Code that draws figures
START

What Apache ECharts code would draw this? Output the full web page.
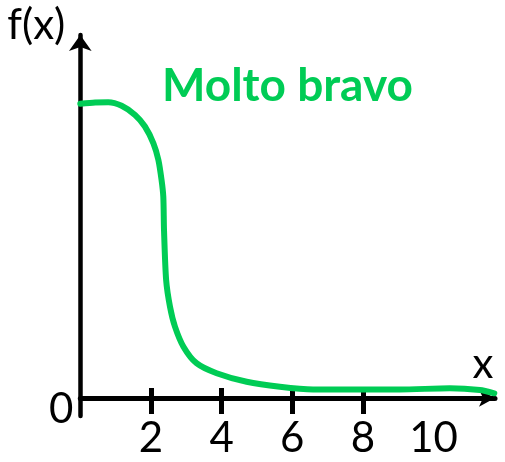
<!DOCTYPE html>
<html>
<head>
<meta charset="utf-8">
<script src="https://cdn.jsdelivr.net/npm/echarts@6/dist/echarts.min.js"></script>
<style>
html,body{margin:0;padding:0;background:#fff;}
#c{width:505px;height:462px;}
</style>
</head>
<body>
<div id="c"></div>
<script>
// Data
var curveX = [0, 0.42, 0.79, 1.17, 1.55, 1.83, 2.07, 2.21, 2.30, 2.35, 2.37, 2.43, 2.54, 2.68, 2.92, 3.29, 3.86, 4.71, 5.65, 6.59, 7.63, 9.05, 10.46, 11.31, 11.72];
var curveY = [0.997, 1.001, 1.002, 0.990, 0.959, 0.920, 0.863, 0.807, 0.739, 0.682, 0.569, 0.400, 0.309, 0.242, 0.174, 0.118, 0.084, 0.055, 0.038, 0.029, 0.029, 0.029, 0.033, 0.027, 0.016];
var xTickValues = [2, 4, 6, 8];
var xTickLabels = [2, 4, 6, 8, 10];
var yTickLabels = [0];
var titleText = 'Molto bravo';
var xName = 'x';
var yName = 'f(x)';

var green = '#00cc55';
var font = 'Lato';
var points = curveX.map(function (x, i) { return [x, curveY[i]]; });

var chart = echarts.init(document.getElementById('c'));
chart.setOption({
  animation: false,
  backgroundColor: '#fff',
  title: {
    text: titleText,
    left: 162, top: 63, padding: 0,
    textStyle: { color: green, fontFamily: font, fontWeight: 'bold', fontSize: 46 }
  },
  grid: { left: 80.3, right: 10, top: 35, bottom: 46, containLabel: false, outerBoundsMode: 'none' },
  xAxis: [{
    type: 'value', min: 0, max: 11.74,
    position: 'bottom',
    name: xName, nameLocation: 'end', nameGap: -12,
    nameTextStyle: { color: '#000', fontFamily: font, fontSize: 42, align: 'center', verticalAlign: 'bottom', padding: [0, 0, 13, 0] },
    axisLine: { show: true, onZero: true, onZeroAxisIndex: 0, symbol: ['none', 'arrow'], symbolSize: [13, 16], lineStyle: { color: '#000', width: 5 } },
    axisTick: { show: true, inside: false, length: 16, customValues: xTickValues, lineStyle: { color: '#000', width: 5 } },
    axisLabel: { show: true, customValues: xTickLabels, margin: 1, color: '#000', fontFamily: font, fontSize: 42 },
    splitLine: { show: false }
  }, {
    type: 'value', min: 0, max: 11.74,
    position: 'bottom',
    axisLine: { show: false, onZero: true, onZeroAxisIndex: 0 },
    axisTick: { show: true, inside: true, length: 10, customValues: xTickValues, lineStyle: { color: '#000', width: 5 } },
    axisLabel: { show: false },
    splitLine: { show: false }
  }],
  yAxis: {
    type: 'value', min: -0.0609, max: 1.23,
    name: yName, nameLocation: 'end', nameGap: 10,
    nameTextStyle: { color: '#000', fontFamily: font, fontSize: 42, align: 'right', verticalAlign: 'middle', padding: [0, 15, 0, 0] },
    axisLine: { show: true, onZero: false, symbol: ['none', 'arrow'], symbolSize: [17, 16], lineStyle: { color: '#000', width: 4.5 } },
    axisTick: { show: false },
    axisLabel: { show: true, customValues: yTickLabels, margin: 7, color: '#000', fontFamily: font, fontSize: 42, verticalAlign: 'top', lineHeight: 22 },
    splitLine: { show: false }
  },
  series: [{
    type: 'line',
    xAxisIndex: 0,
    data: points,
    smooth: 0.25,
    symbol: 'none',
    clip: false,
    lineStyle: { color: green, width: 6, cap: 'round', join: 'round' }
  }]
});
</script>
</body>
</html>
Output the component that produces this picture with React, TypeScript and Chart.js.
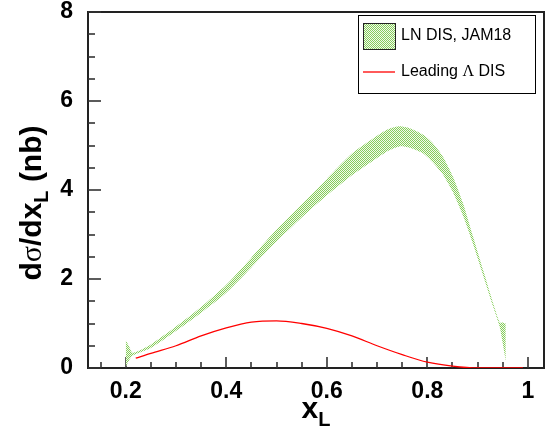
import React, { useEffect, useRef } from "react";
import { Chart, registerables } from "chart.js";

Chart.register(...registerables);

// Green band (LN DIS, JAM18): x positions with lower / upper edges
const bandX = [0.200, 0.207, 0.214, 0.25, 0.30, 0.35, 0.40, 0.45, 0.50, 0.55, 0.60, 0.65, 0.70, 0.725, 0.745, 0.765, 0.792, 0.811, 0.831, 0.851, 0.871, 0.891, 0.911, 0.931, 0.944, 0.950, 0.956];
const bandUpper = [0.63, 0.48, 0.34, 0.53, 0.93, 1.37, 1.87, 2.48, 3.11, 3.68, 4.25, 4.82, 5.22, 5.38, 5.43, 5.39, 5.24, 5.05, 4.75, 4.30, 3.70, 2.95, 2.20, 1.45, 1.02, 1.02, 1.00];
const bandLower = [0.02, 0.18, 0.28, 0.45, 0.83, 1.24, 1.69, 2.26, 2.84, 3.38, 3.88, 4.33, 4.72, 4.90, 4.98, 4.95, 4.82, 4.62, 4.35, 3.95, 3.42, 2.78, 2.08, 1.37, 0.92, 0.55, 0.15];

// Red line (Leading Λ DIS)
const redX = [0.22, 0.25, 0.30, 0.35, 0.40, 0.45, 0.50, 0.55, 0.60, 0.65, 0.70, 0.75, 0.80, 0.85, 0.90, 0.95, 0.99];
const redY = [0.22, 0.33, 0.50, 0.72, 0.90, 1.03, 1.06, 1.00, 0.89, 0.72, 0.50, 0.30, 0.13, 0.04, 0.0, 0.0, 0.0];

// Tick values
const xMajorTicks = [0.2, 0.4, 0.6, 0.8, 1.0];
const xMinorTicks = [0.15, 0.25, 0.3, 0.35, 0.45, 0.5, 0.55, 0.65, 0.7, 0.75, 0.85, 0.9, 0.95];
const yMajorTicks = [0, 2, 4, 6, 8];
const yMinorTicks = [0.5, 1, 1.5, 2.5, 3, 3.5, 4.5, 5, 5.5, 6.5, 7, 7.5];

const seriesLabels = ["LN DIS, JAM18", "Leading Λ DIS"];

const SANS = "'Liberation Sans', Arial, Helvetica, sans-serif";

function makePattern(ctx: CanvasRenderingContext2D) {
  const pc = document.createElement("canvas");
  pc.width = 2;
  pc.height = 2;
  const p = pc.getContext("2d")!;
  p.fillStyle = "#86cc5c";
  p.fillRect(0, 0, 1, 1);
  p.fillRect(1, 1, 1, 1);
  p.fillStyle = "#f2faec";
  p.fillRect(1, 0, 1, 1);
  p.fillRect(0, 1, 1, 1);
  return ctx.createPattern(pc, "repeat")!;
}

export default function App() {
  const ref = useRef<HTMLCanvasElement | null>(null);

  useEffect(() => {
    const canvas = ref.current!;
    const ctx = canvas.getContext("2d")!;
    const pattern = makePattern(ctx);

    const framePlugin = {
      id: "frame",
      beforeDatasetsDraw(chart: any) {
        const { ctx: c, chartArea: a, scales } = chart;
        const xs = scales.x;
        const ys = scales.y;
        c.save();
        c.strokeStyle = "#222";
        c.lineWidth = 2;
        c.strokeRect(Math.round(a.left), Math.round(a.top), Math.round(a.right - a.left), Math.round(a.bottom - a.top));
        c.strokeStyle = "#333";
        c.lineWidth = 1.6;
        const bottom = Math.round(a.bottom);
        const left = Math.round(a.left);
        const tick = (x1: number, y1: number, x2: number, y2: number) => {
          c.beginPath();
          c.moveTo(x1, y1);
          c.lineTo(x2, y2);
          c.stroke();
        };
        xMajorTicks.forEach((v) => {
          const px = Math.round(xs.getPixelForValue(v));
          tick(px, bottom, px, bottom - 11);
        });
        xMinorTicks.forEach((v) => {
          const px = Math.round(xs.getPixelForValue(v));
          tick(px, bottom, px, bottom - 6);
        });
        yMajorTicks.forEach((v) => {
          const py = Math.round(ys.getPixelForValue(v));
          tick(left, py, left + 13, py);
        });
        yMinorTicks.forEach((v) => {
          const py = Math.round(ys.getPixelForValue(v));
          tick(left, py, left + 7, py);
        });
        c.restore();
      },
      afterDraw(chart: any) {
        const c: CanvasRenderingContext2D = chart.ctx;
        const a = chart.chartArea;
        c.save();
        // x-axis title
        c.fillStyle = "#000";
        c.textBaseline = "alphabetic";
        c.font = `bold 30px ${SANS}`;
        const wx = c.measureText("x").width;
        c.font = `bold 20px ${SANS}`;
        const wl = c.measureText("L").width;
        const cx = (a.left + a.right) / 2;
        const sx = cx - (wx + wl) / 2;
        c.font = `bold 30px ${SANS}`;
        c.fillText("x", sx, 418);
        c.font = `bold 20px ${SANS}`;
        c.fillText("L", sx + wx, 426);

        // y-axis title (rotated)
        c.save();
        c.translate(41, 203);
        c.rotate(-Math.PI / 2);
        const parts: [string, string, number][] = [
          ["d", `bold 30px ${SANS}`, 0],
          ["σ", `30px 'Liberation Serif', serif`, 0],
          ["/dx", `bold 30px ${SANS}`, 0],
          ["L", `bold 20px ${SANS}`, 7],
          [" (nb)", `bold 30px ${SANS}`, 0],
        ];
        let total = 0;
        parts.forEach(([t, f]) => {
          c.font = f;
          total += c.measureText(t).width;
        });
        let px = -total / 2;
        parts.forEach(([t, f, dy]) => {
          c.font = f;
          c.fillText(t, px, dy);
          px += c.measureText(t).width;
        });
        c.restore();

        // legend
        const L = 358, T = 15, R = 535, B = 93;
        c.fillStyle = "#fff";
        c.fillRect(L, T, R - L, B - T);
        c.strokeStyle = "#000";
        c.lineWidth = 1;
        c.strokeRect(L + 0.5, T + 0.5, R - L, B - T);
        c.fillStyle = pattern;
        c.fillRect(363, 23, 32, 26);
        c.strokeStyle = "#222";
        c.strokeRect(363.5, 23.5, 32, 26);
        c.strokeStyle = "#ff0000";
        c.lineWidth = 1.3;
        c.beginPath();
        c.moveTo(363, 72);
        c.lineTo(395, 72);
        c.stroke();
        c.fillStyle = "#000";
        c.textBaseline = "middle";
        c.font = `16px ${SANS}`;
        c.fillText(seriesLabels[0], 401, 36);
        const lab = seriesLabels[1];
        const idx = lab.indexOf("Λ");
        const pre = lab.slice(0, idx);
        const post = lab.slice(idx + 1);
        let lx = 401;
        c.font = `16px ${SANS}`;
        c.fillText(pre, lx, 72);
        lx += c.measureText(pre).width;
        c.font = `16px 'Liberation Serif', serif`;
        c.fillText("Λ", lx, 72);
        lx += c.measureText("Λ").width;
        c.font = `16px ${SANS}`;
        c.fillText(post, lx, 72);
        c.restore();
      },
    };

    const chart = new Chart(canvas, {
      type: "line",
      data: {
        datasets: [
          {
            label: "band-lower",
            data: bandX.map((x, i) => ({ x, y: bandLower[i] })),
            borderColor: "rgba(0,0,0,0)",
            borderWidth: 0,
            pointRadius: 0,
            fill: false,
            tension: 0.2,
          },
          {
            label: seriesLabels[0],
            data: bandX.map((x, i) => ({ x, y: bandUpper[i] })),
            borderColor: "rgba(0,0,0,0)",
            borderWidth: 0,
            pointRadius: 0,
            fill: "-1",
            backgroundColor: pattern,
            tension: 0.2,
          },
          {
            label: seriesLabels[1],
            data: redX.map((x, i) => ({ x, y: redY[i] })),
            borderColor: "#ff0000",
            borderWidth: 1.3,
            pointRadius: 0,
            fill: false,
            cubicInterpolationMode: "monotone",
          },
        ],
      },
      options: {
        responsive: false,
        animation: false,
        devicePixelRatio: 1,
        layout: { autoPadding: false, padding: { left: 0, top: 12, right: 7, bottom: 0 } },
        plugins: { legend: { display: false }, tooltip: { enabled: false } },
        scales: {
          x: {
            type: "linear",
            min: 0.125,
            max: 1.032,
            grid: { display: false },
            border: { display: false },
            afterBuildTicks: (s: any) => {
              s.ticks = xMajorTicks.map((v) => ({ value: v }));
            },
            afterFit: (s: any) => {
              s.height = 62;
              s.paddingLeft = 0;
              s.paddingRight = 0;
            },
            ticks: {
              color: "#000",
              padding: 2,
              maxRotation: 0,
              autoSkip: false,
              font: { family: SANS, weight: "bold", size: 23 },
              callback: (v: any) => (Math.abs(v - 1) < 1e-9 ? "1" : Number(v).toFixed(1)),
            },
          },
          y: {
            type: "linear",
            min: 0,
            max: 8,
            grid: { display: false },
            border: { display: false },
            afterBuildTicks: (s: any) => {
              s.ticks = yMajorTicks.map((v) => ({ value: v }));
            },
            afterFit: (s: any) => {
              s.width = 88;
              s.paddingTop = 0;
              s.paddingBottom = 0;
            },
            ticks: {
              color: "#000",
              padding: 7,
              autoSkip: false,
              font: { family: SANS, weight: "bold", size: 23 },
              callback: (v: any) => String(v),
            },
          },
        },
      } as any,
      plugins: [framePlugin],
    });

    return () => chart.destroy();
  }, []);

  return (
    <div style={{ position: "fixed", left: 0, top: 0, width: 551, height: 430, background: "#fff" }}>
      <canvas ref={ref} width={551} height={430} style={{ display: "block", width: 551, height: 430 }} />
    </div>
  );
}
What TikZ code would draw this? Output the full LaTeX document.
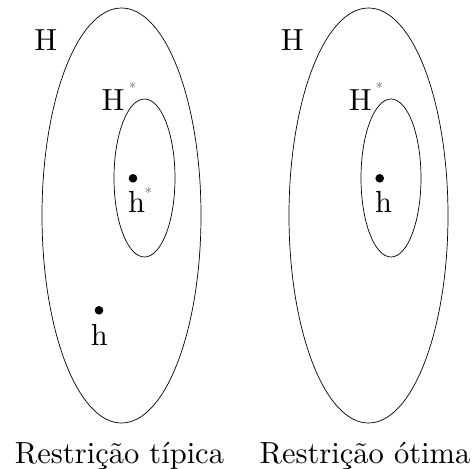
\documentclass[tikz,border=0pt]{standalone}
\usepackage{fontspec}
\setmainfont{lmroman10-regular.otf}
\begin{document}
\begin{tikzpicture}[x=1pt,y=-1pt,
  set/.style={draw=black,line width=0.7pt},
  lbl/.style={inner sep=0pt,anchor=base,font=\fontsize{30.5}{36}\selectfont},
  starlbl/.style={inner sep=0pt,anchor=base,text=black!60,font=\fontsize{15}{18}\selectfont},
  pt/.style={circle,fill=black,inner sep=0pt,minimum size=8.6pt}]
\useasboundingbox (0,0) rectangle (475,469);
% left diagram
\draw[set] (121.5,215.5) ellipse [x radius=79.5pt, y radius=207.5pt];
\draw[set] (144.5,178) ellipse [x radius=30.5pt, y radius=79pt];
\node[lbl] (H1) at (45.7,50.7) {H};
\node[lbl] (Hs1) at (113,110.7) {H};
\node[starlbl] (Hst1) at (132.7,93.8) {*};
\node[pt] (d1) at (133,178.3) {};
\node[lbl] (hs1) at (136.7,212.3) {h};
\node[starlbl] (hst1) at (148.3,198.8) {*};
\node[pt] (d2) at (99,310.3) {};
\node[lbl] (h2) at (99.3,345) {h};
\node[lbl] (c1) at (119.5,463) {Restrição típica};
% right diagram
\draw[set] (368.5,215.5) ellipse [x radius=79.5pt, y radius=207.5pt];
\draw[set] (391,178) ellipse [x radius=30pt, y radius=79pt];
\node[lbl] (H2) at (292.3,50.7) {H};
\node[lbl] (Hs2) at (360.3,110.7) {H};
\node[starlbl] (Hst2) at (379.3,93.8) {*};
\node[pt] (d3) at (379.7,178.3) {};
\node[lbl] (h3) at (383.7,212.3) {h};
\node[lbl] (c2) at (365,463) {Restrição ótima};
\end{tikzpicture}
\end{document}
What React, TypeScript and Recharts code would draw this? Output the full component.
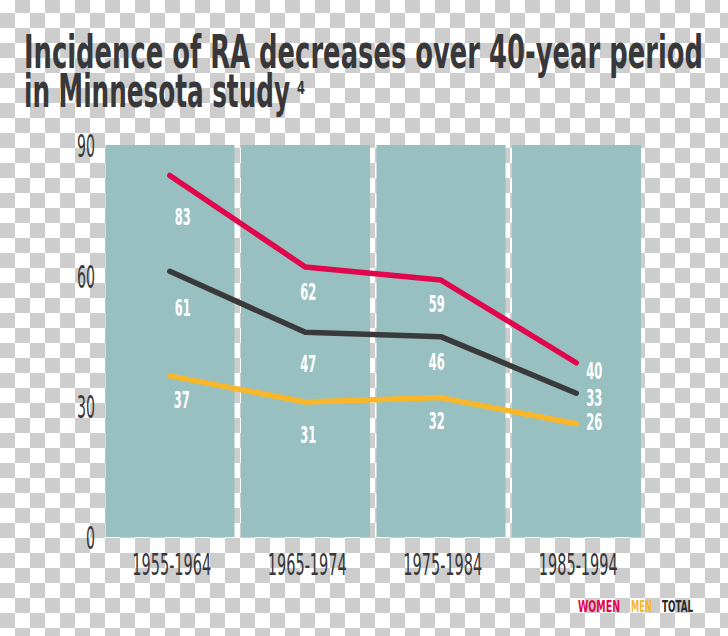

END

TASK DIRECTIONS: Using the data above, which lines fall from the one with "Output the component" through the one with "Chart.register(...registerables);"? Repeat them exactly, ends included, minus any pictures.

RESULT OF THIS TASK:
Output the component that produces this picture with React, TypeScript and Chart.js.
import React, { useEffect, useRef } from "react";
import { Chart, registerables } from "chart.js";

Chart.register(...registerables);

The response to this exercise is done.